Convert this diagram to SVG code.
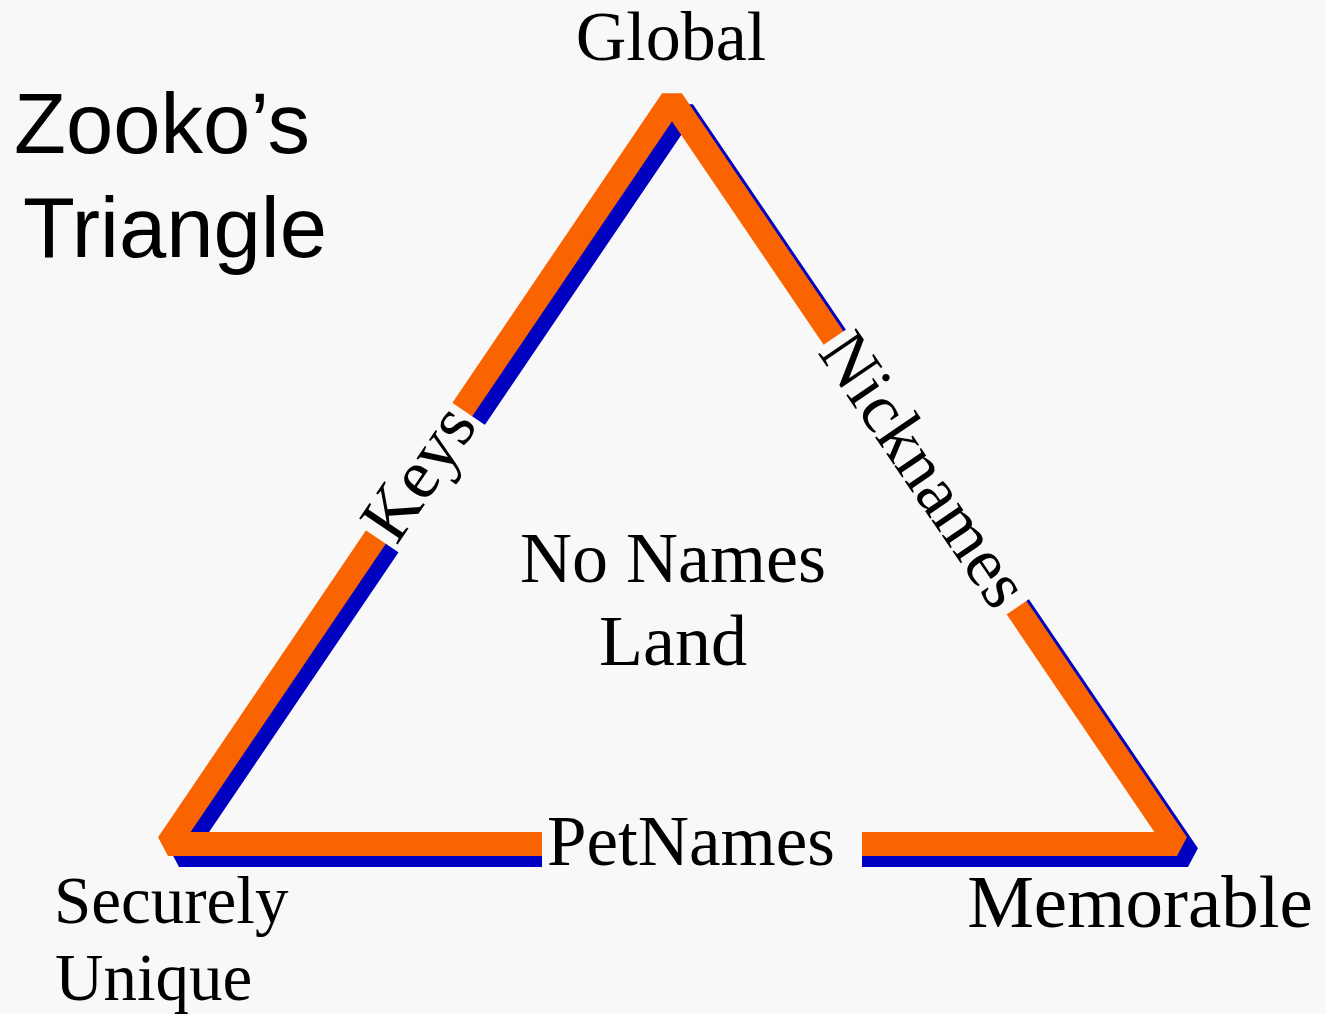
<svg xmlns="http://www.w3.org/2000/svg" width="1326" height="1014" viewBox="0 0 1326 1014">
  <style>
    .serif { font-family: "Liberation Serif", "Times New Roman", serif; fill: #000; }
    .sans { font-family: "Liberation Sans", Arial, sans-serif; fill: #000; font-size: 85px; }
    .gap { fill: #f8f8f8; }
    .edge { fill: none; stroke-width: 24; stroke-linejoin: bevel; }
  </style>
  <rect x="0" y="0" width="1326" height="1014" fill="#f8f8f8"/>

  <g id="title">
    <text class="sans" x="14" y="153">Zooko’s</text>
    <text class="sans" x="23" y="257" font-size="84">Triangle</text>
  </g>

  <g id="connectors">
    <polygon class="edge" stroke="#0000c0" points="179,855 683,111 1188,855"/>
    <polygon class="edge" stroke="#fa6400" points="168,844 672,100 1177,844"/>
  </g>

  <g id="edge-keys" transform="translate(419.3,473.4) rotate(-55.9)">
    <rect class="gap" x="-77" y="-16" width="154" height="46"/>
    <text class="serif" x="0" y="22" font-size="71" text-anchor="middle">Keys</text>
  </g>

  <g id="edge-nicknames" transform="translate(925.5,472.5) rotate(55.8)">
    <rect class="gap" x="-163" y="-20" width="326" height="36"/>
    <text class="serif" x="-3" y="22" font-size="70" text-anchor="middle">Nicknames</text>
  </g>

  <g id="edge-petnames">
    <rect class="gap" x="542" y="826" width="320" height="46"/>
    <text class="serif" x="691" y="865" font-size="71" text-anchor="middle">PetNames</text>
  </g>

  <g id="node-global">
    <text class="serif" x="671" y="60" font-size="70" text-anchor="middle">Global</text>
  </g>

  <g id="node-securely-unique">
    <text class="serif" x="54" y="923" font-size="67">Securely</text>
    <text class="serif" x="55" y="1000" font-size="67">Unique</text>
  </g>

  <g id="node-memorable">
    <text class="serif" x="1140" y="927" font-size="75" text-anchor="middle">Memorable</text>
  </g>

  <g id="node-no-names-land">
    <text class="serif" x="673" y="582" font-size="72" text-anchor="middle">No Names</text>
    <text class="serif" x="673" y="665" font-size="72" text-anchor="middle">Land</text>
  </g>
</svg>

────────────────

Each line of the data should be quoted exactly, with pictures left out.

Completed exercise
Convert this diagram to SVG code.
<svg xmlns="http://www.w3.org/2000/svg" width="1326" height="1014" viewBox="0 0 1326 1014">
  <style>
    .serif { font-family: "Liberation Serif", "Times New Roman", serif; fill: #000; }
    .sans { font-family: "Liberation Sans", Arial, sans-serif; fill: #000; font-size: 85px; }
    .gap { fill: #f8f8f8; }
    .edge { fill: none; stroke-width: 24; stroke-linejoin: bevel; }
  </style>
  <rect x="0" y="0" width="1326" height="1014" fill="#f8f8f8"/>

  <g id="title">
    <text class="sans" x="14" y="153">Zooko’s</text>
    <text class="sans" x="23" y="257" font-size="84">Triangle</text>
  </g>

  <g id="connectors">
    <polygon class="edge" stroke="#0000c0" points="179,855 683,111 1188,855"/>
    <polygon class="edge" stroke="#fa6400" points="168,844 672,100 1177,844"/>
  </g>

  <g id="edge-keys" transform="translate(419.3,473.4) rotate(-55.9)">
    <rect class="gap" x="-77" y="-16" width="154" height="46"/>
    <text class="serif" x="0" y="22" font-size="71" text-anchor="middle">Keys</text>
  </g>

  <g id="edge-nicknames" transform="translate(925.5,472.5) rotate(55.8)">
    <rect class="gap" x="-163" y="-20" width="326" height="36"/>
    <text class="serif" x="-3" y="22" font-size="70" text-anchor="middle">Nicknames</text>
  </g>

  <g id="edge-petnames">
    <rect class="gap" x="542" y="826" width="320" height="46"/>
    <text class="serif" x="691" y="865" font-size="71" text-anchor="middle">PetNames</text>
  </g>

  <g id="node-global">
    <text class="serif" x="671" y="60" font-size="70" text-anchor="middle">Global</text>
  </g>

  <g id="node-securely-unique">
    <text class="serif" x="54" y="923" font-size="67">Securely</text>
    <text class="serif" x="55" y="1000" font-size="67">Unique</text>
  </g>

  <g id="node-memorable">
    <text class="serif" x="1140" y="927" font-size="75" text-anchor="middle">Memorable</text>
  </g>

  <g id="node-no-names-land">
    <text class="serif" x="673" y="582" font-size="72" text-anchor="middle">No Names</text>
    <text class="serif" x="673" y="665" font-size="72" text-anchor="middle">Land</text>
  </g>
</svg>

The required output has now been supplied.